A CHESTER businesswoman is on a mission to boost small business confidence after the pandemic.

Marie-Claire Ashcroft aims to support business owners beat the isolation, self-doubt, burnout, motivation, mental health issues and lack of confidence resulting from the pandemic by hosting a free, five-day 'Confidence Revolution Challenge' from October 18.

According to figures from the September CEBR Mastercard Report, small businesses make up 36 per cent of turnover in the UK private sector and make up 48 per cent of the labour force.

The same report states that UK small and micro-businesses are already at risk of missing an estimated £827 billion growth opportunity over the next five years after the pandemic if they are not supported to digitise.

The report says women and ethnic minorities were most at risk of being left behind due to their confidence in finding tools or navigating changes after the pandemic.

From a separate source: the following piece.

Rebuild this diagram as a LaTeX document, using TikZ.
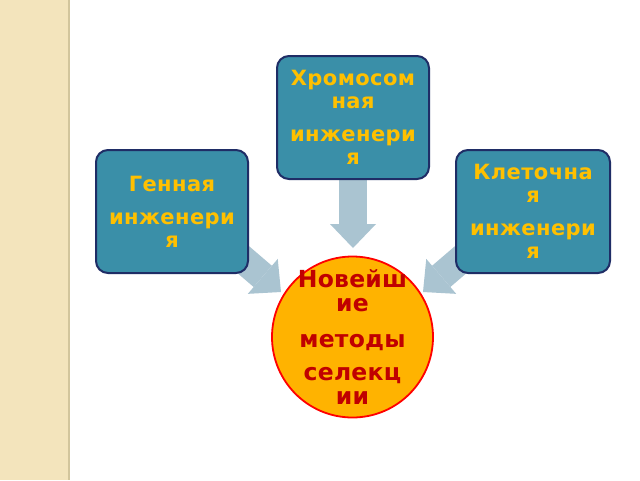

The challenge is aimed at what Marie-Claire calls "big-hearted, busy-brained business owners and creatives", and is based on questioning and shifting self-image to show up more confidently.

After battling with her own low self-esteem and mental health issues for most of her life, Marie-Claire knows only too well how self perception can negatively impact her ability to experience success in her life and business.

The cornerstone of Marie-Claire’s business is about empowering other business owners so that they can positively impact their communities and do their important work out there in the world.

And after a challenging time for all, she particularly wants business owners to thrive and make a difference to those who need them, rather than merely feeling like they’ve simply survived these past two years.

Whilst the challenge is open to both men and women, Marie-Claire’s message of confidence has resonated more with female business owners.

The Rose Report of Female Entrepreneurship states that 65 per cent of respondents also said they feel most confident in their own business or abilities when meeting like-minded people, and 49 per cent feel most confident when they see ‘people like me’ succeeding.

The challenge aims to question perceived missing skills and experience; tackle isolation by building a community and network of like-minded business owners; and motivate those who want to feel like they’re part of something bigger who feel like they’re struggling on their own.